The Bank of England (Bank) and the UK Financial Conduct Authority (FCA) published their final report of discussions from the UK Artificial Intelligence Public-Private Forum on February 17. Over quarterly meetings and several workshops conducted since October 2020, the Bank and the FCA jointly facilitated dialogue between the public sector, the private sector, and academia in order to deepen their collective understanding of artificial intelligence (AI) and explore how to support the safe adoption of AI. This initiative was incorporated into the UK National AI Strategy.

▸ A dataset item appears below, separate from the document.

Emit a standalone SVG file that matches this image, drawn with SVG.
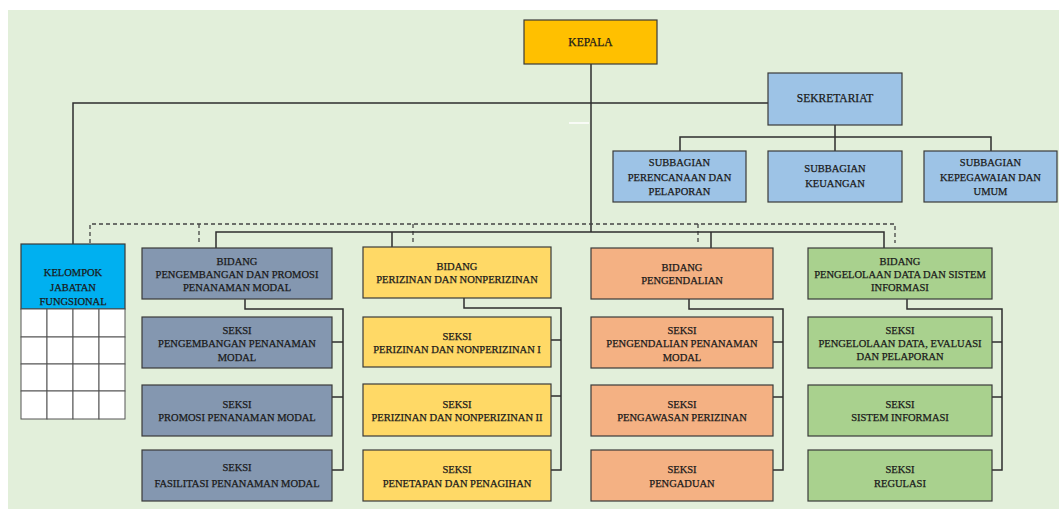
<svg xmlns="http://www.w3.org/2000/svg" width="1059" height="509" viewBox="0 0 1059 509">
<style>
.box{stroke:#3a3a3a;stroke-width:1.2}
.t{font-family:"Liberation Serif","Times New Roman",serif;font-size:10.5px;fill:#1a1a1a;stroke:#1a1a1a;stroke-width:0.25;text-anchor:middle}
.tl{font-size:11.5px}
.ln{fill:none;stroke:#2e2e2e;stroke-width:1.5}
.dash{fill:none;stroke:#444;stroke-width:1.3;stroke-dasharray:4 3}
.grid{fill:#fff;stroke:#555;stroke-width:1}
.kep{fill:#FFC000}.sek{fill:#9DC3E6}.kel{fill:#00B0F0}.gb{fill:#8497B0}.ye{fill:#FFD966}.or{fill:#F4B183}.gr{fill:#A9D18E}
</style>
<rect x="0" y="0" width="1059" height="509" fill="#fff"/>
<rect x="8" y="10" width="1051" height="499" fill="#E2EFDA"/>
<g id="connectors">
<path class="ln" d="M591 64 V232"/>
<path class="ln" d="M73 244 V103 H768"/>
<line x1="569" y1="123" x2="589" y2="123" stroke="#fff" stroke-width="1.5"/>
<path class="ln" d="M835 125 V137 M680 151 V137 H991 V151 M835 137 V151"/>
<path class="dash" d="M90 243 V224 H895 V243 M199 224 V243 M413 224 V243 M698 224 V243"/>
<path class="ln" d="M216 248 V232 H884 V248 M392 232 V247 M711 232 V248"/>
<path class="ln" d="M245 299 V309 H343 V470 H332 M332 342 H343 M332 397 H343"/>
<path class="ln" d="M464 298 V308 H561 V470 H551 M551 340 H561 M551 396 H561"/>
<path class="ln" d="M689 299 V309 H783 V470 H773 M773 342 H783 M773 397 H783"/>
<path class="ln" d="M907 299 V309 H1002 V470 H992 M992 342 H1002 M992 397 H1002"/>
</g>
<g id="kepala"><rect class="box kep" x="524" y="20" width="133" height="44"/><text class="t tl" x="590.5" y="46">KEPALA</text></g>
<g id="sekretariat"><rect class="box sek" x="768" y="73" width="134" height="52"/><text class="t tl" x="835" y="102">SEKRETARIAT</text></g>
<g id="sub-perencanaan"><rect class="box sek" x="613" y="151" width="133" height="51"/><text class="t" x="679.5" y="165.5">SUBBAGIAN</text><text class="t" x="679.5" y="180.5">PERENCANAAN DAN</text><text class="t" x="679.5" y="194.5">PELAPORAN</text></g>
<g id="sub-keuangan"><rect class="box sek" x="768" y="151" width="134" height="51"/><text class="t" x="835" y="171.5">SUBBAGIAN</text><text class="t" x="835" y="186.5">KEUANGAN</text></g>
<g id="sub-kepegawaian"><rect class="box sek" x="924" y="151" width="133" height="51"/><text class="t" x="990.5" y="165.5">SUBBAGIAN</text><text class="t" x="990.5" y="180.5">KEPEGAWAIAN DAN</text><text class="t" x="990.5" y="194.5">UMUM</text></g>
<g id="kelompok"><rect class="box kel" x="21" y="244" width="104" height="65"/><text class="t" x="73" y="275.5">KELOMPOK</text><text class="t" x="73" y="290.5">JABATAN</text><text class="t" x="73" y="304.5">FUNGSIONAL</text>
<g class="grid">
<rect x="21" y="309" width="26" height="28"/><rect x="47" y="309" width="26" height="28"/><rect x="73" y="309" width="26" height="28"/><rect x="99" y="309" width="26" height="28"/>
<rect x="21" y="337" width="26" height="27"/><rect x="47" y="337" width="26" height="27"/><rect x="73" y="337" width="26" height="27"/><rect x="99" y="337" width="26" height="27"/>
<rect x="21" y="364" width="26" height="27"/><rect x="47" y="364" width="26" height="27"/><rect x="73" y="364" width="26" height="27"/><rect x="99" y="364" width="26" height="27"/>
<rect x="21" y="391" width="26" height="28"/><rect x="47" y="391" width="26" height="28"/><rect x="73" y="391" width="26" height="28"/><rect x="99" y="391" width="26" height="28"/>
</g></g>
<g id="bidang-pengembangan"><rect class="box gb" x="142" y="248" width="190" height="51"/><text class="t" x="237" y="264.5">BIDANG</text><text class="t" x="237" y="277.5">PENGEMBANGAN DAN PROMOSI</text><text class="t" x="237" y="290.5">PENANAMAN MODAL</text></g>
<g id="seksi-pengembangan"><rect class="box gb" x="142" y="317" width="190" height="51"/><text class="t" x="237" y="333.5">SEKSI</text><text class="t" x="237" y="346.5">PENGEMBANGAN PENANAMAN</text><text class="t" x="237" y="360.5">MODAL</text></g>
<g id="seksi-promosi"><rect class="box gb" x="142" y="385" width="190" height="51"/><text class="t" x="237" y="407.5">SEKSI</text><text class="t" x="237" y="420.5">PROMOSI PENANAMAN MODAL</text></g>
<g id="seksi-fasilitasi"><rect class="box gb" x="142" y="450" width="190" height="51"/><text class="t" x="237" y="470.5">SEKSI</text><text class="t" x="237" y="486.5">FASILITASI PENANAMAN MODAL</text></g>
<g id="bidang-perizinan"><rect class="box ye" x="363" y="247" width="188" height="51"/><text class="t" x="457" y="269.5">BIDANG</text><text class="t" x="457" y="282.5">PERIZINAN DAN NONPERIZINAN</text></g>
<g id="seksi-perizinan-1"><rect class="box ye" x="363" y="317" width="188" height="50"/><text class="t" x="457" y="339.5">SEKSI</text><text class="t" x="457" y="352.5">PERIZINAN DAN NONPERIZINAN I</text></g>
<g id="seksi-perizinan-2"><rect class="box ye" x="363" y="384" width="188" height="52"/><text class="t" x="457" y="407.5">SEKSI</text><text class="t" x="457" y="420.5">PERIZINAN DAN NONPERIZINAN II</text></g>
<g id="seksi-penetapan"><rect class="box ye" x="363" y="450" width="188" height="51"/><text class="t" x="457" y="472.5">SEKSI</text><text class="t" x="457" y="486.5">PENETAPAN DAN PENAGIHAN</text></g>
<g id="bidang-pengendalian"><rect class="box or" x="591" y="248" width="182" height="51"/><text class="t" x="682" y="270.5">BIDANG</text><text class="t" x="682" y="283.5">PENGENDALIAN</text></g>
<g id="seksi-pengendalian"><rect class="box or" x="591" y="317" width="182" height="51"/><text class="t" x="682" y="333.5">SEKSI</text><text class="t" x="682" y="346.5">PENGENDALIAN PENANAMAN</text><text class="t" x="682" y="360.5">MODAL</text></g>
<g id="seksi-pengawasan"><rect class="box or" x="591" y="385" width="182" height="51"/><text class="t" x="682" y="407.5">SEKSI</text><text class="t" x="682" y="420.5">PENGAWASAN PERIZINAN</text></g>
<g id="seksi-pengaduan"><rect class="box or" x="591" y="450" width="182" height="51"/><text class="t" x="682" y="472.5">SEKSI</text><text class="t" x="682" y="486.5">PENGADUAN</text></g>
<g id="bidang-data"><rect class="box gr" x="808" y="248" width="184" height="51"/><text class="t" x="900" y="264.5">BIDANG</text><text class="t" x="900" y="277.5">PENGELOLAAN DATA DAN SISTEM</text><text class="t" x="900" y="290.5">INFORMASI</text></g>
<g id="seksi-data"><rect class="box gr" x="808" y="317" width="184" height="51"/><text class="t" x="900" y="333.5">SEKSI</text><text class="t" x="900" y="346.5">PENGELOLAAN DATA, EVALUASI</text><text class="t" x="900" y="359.5">DAN PELAPORAN</text></g>
<g id="seksi-sistem"><rect class="box gr" x="808" y="385" width="184" height="51"/><text class="t" x="900" y="407.5">SEKSI</text><text class="t" x="900" y="420.5">SISTEM INFORMASI</text></g>
<g id="seksi-regulasi"><rect class="box gr" x="808" y="450" width="184" height="51"/><text class="t" x="900" y="472.5">SEKSI</text><text class="t" x="900" y="486.5">REGULASI</text></g>
</svg>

The report does not detail any new regulatory guidance; instead, it explores the various barriers to adoption, challenges, and risks of the use of AI in financial services and indicates certain themes in the Bank’s and FCA’s thinking.

Key Takeaways

  • AI begins with data: The importance of the availability and quality of data used by AI systems is a key theme in the report. Notably, unstructured data sourced from third-party providers is called out as presenting additional challenges of quality, provenance, and— potentially—legality. The changing role of data in the AI lifecycle raises questions on adapting governance structures (see below) and AI-specific data standards within an organization.
  • Model risk: The report notes that most of the risks related to the use of AI models in financial services are not new and can arise in the use of non-AI models. The scale at which AI is beginning to be used, the speed at which AI systems operate, and the complexity of the underlying models is new. Complexity is the main challenge for managing risks arising from AI models; in particular, the complexity of inputs (such as many input layers and dimensions), relationships between variables, the intricacies of the models themselves (e.g., deep learning models), and the types of outputs. Identifying and managing change in AI models, as well as monitoring and reporting their performance, are also key parts of ensuring that models behave as expected.
  • Explainability: Being able to explain model outputs is described in the report as “vital”. The Bank and FCA suggest that approaches to managing explainability should not just focus on the features and parameters of models, but also on consumer engagement and clear communications. This issue brings together both model risk and governance considerations.
  • Governance: Existing governance frameworks and structures provide a good starting point for AI models and systems, though the report notes that they should reflect the risk and materiality of each use-case and cover the full range of functions and business units. A centralized body within firms should set the AI governance standards, with business areas being accountable for the outputs, compliance, and execution against the governance standards.

Next Steps

To support further discussion with a wider set of stakeholders, the Bank and the FCA will publish a Discussion Paper on AI later in 2022. Save for this, the report does not detail any specific next steps from either the Bank or the FCA. It suggests that regulators continue to monitor and support the safe adoption of AI in financial services, provide clarity on how existing regulations and policies apply to AI, and coordinate both domestically and internationally with other regulators and government departments to catalyze progress.

In the private sector, the Bank and FCA suggest that an AI industry body could serve as a next step towards developing voluntary codes of conduct and an auditing regime to help foster trust in AI systems.

Morgan Lewis will continue to monitor regulatory developments around the use of AI in financial services.